Ja, im Moment hängt bei uns nur die italienische Flagge über dem Bett, sonst auch die brasilianische. Wir bringen unserem Sohn Gabriel auch bei, dass Italien, Deutschland und Brasilien unsere Heimatländer sind, zusammen haben wir im Fußball zwölf Weltmeister-Sterne gesammelt. Er kennt auch alle deutschen und italienischen Spieler. Er wird auch fußballverrückt.
Sie haben gerade die Scheibe „Viva la Mamma” herausgebracht. Italienischer geht es eigentlich nicht.
Italienischer als Mamma? Unmöglich. Wir Italiener sind ja so, wir machen in der Öffentlichkeit gerne ein bisschen auf dicke Hose. Aber zu Hause sind wir eine ganz andere Nummer. Ich liebe und verehre meine Mamma, sie kam mit acht Jahren mit einem Koffer nach Deutschland und hat uns ein wunderbares Leben ermöglicht. Sie ist die Einzige, die nie etwas falsch macht!

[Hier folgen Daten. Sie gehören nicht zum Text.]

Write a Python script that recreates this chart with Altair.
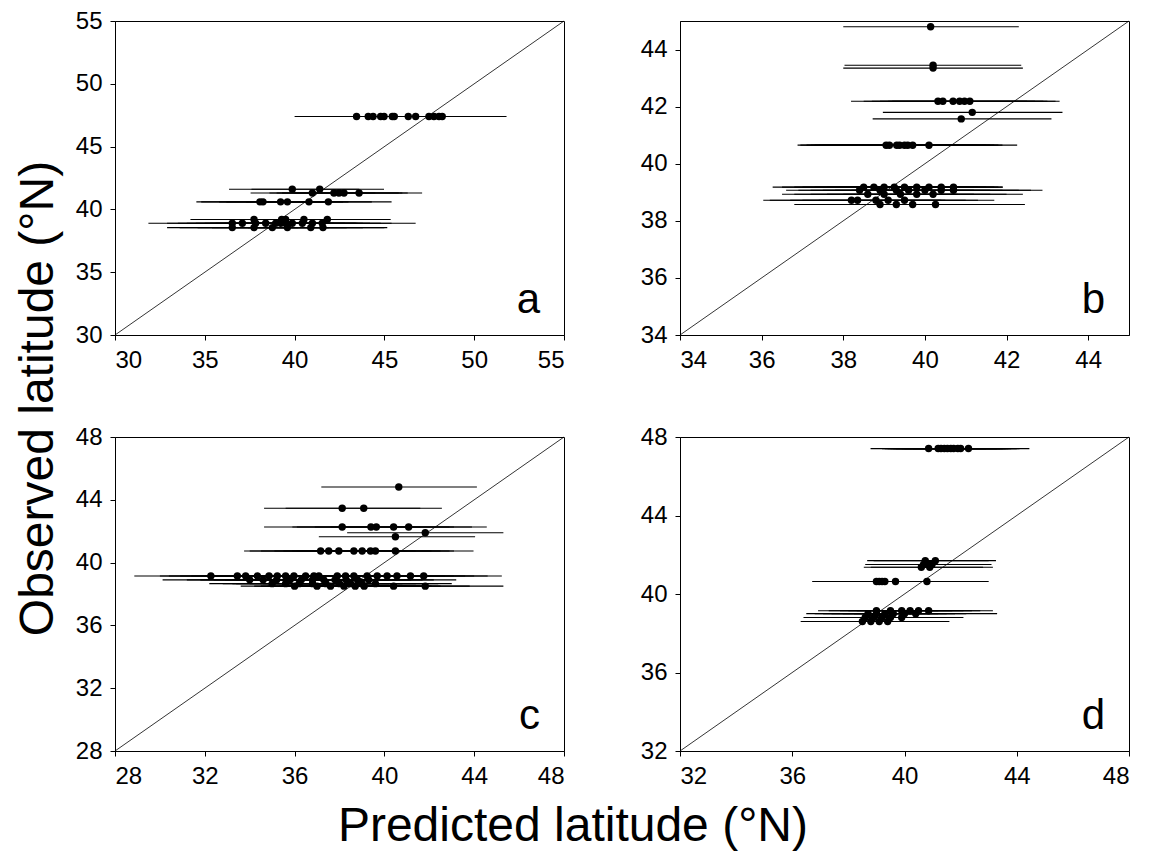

Dann sollte die Mamma die Regierung übernehmen...
Oh ja, ich sollte die Partei „Viva la Mamma” gründen, die hätte eine Riesen-Unterstützung in Italien! Da wären alle mit ganzem Herzen dabei.
Zuletzt waren Sie mit Ihrem Herzen bei einem engen Freund – Ex-Bayern-Spieler Weltmeister Luca Toni.
Ich trauere sehr mit ihm. Dass er sein Kind bei der Geburt verloren hat, ist eine unfassbare Tragödie. Ich weiß, wie familienbezogen er ist. So ein Drama bricht einem das Herz. Wir Italiener sind Familienmenschen. So ein Baby, auch, wenn es noch nicht geboren ist, ist ja bereits ein Teil der Familie. Das Kinderzimmer ist gestaltet, die Verwandten haben schon die Flüge gebucht, um das neue Familienmitglied zu besuchen, alles ist bereitet. Und dann wird das, was der schönste Tag deines Lebens werden soll, zum schlimmsten Ereignis, das es wohl für Menschen gibt. Es läuft mir allein beim Gedanken eiskalt den Rücken runter. Ich wünsche Luca und seiner Familie alles, alles Gute.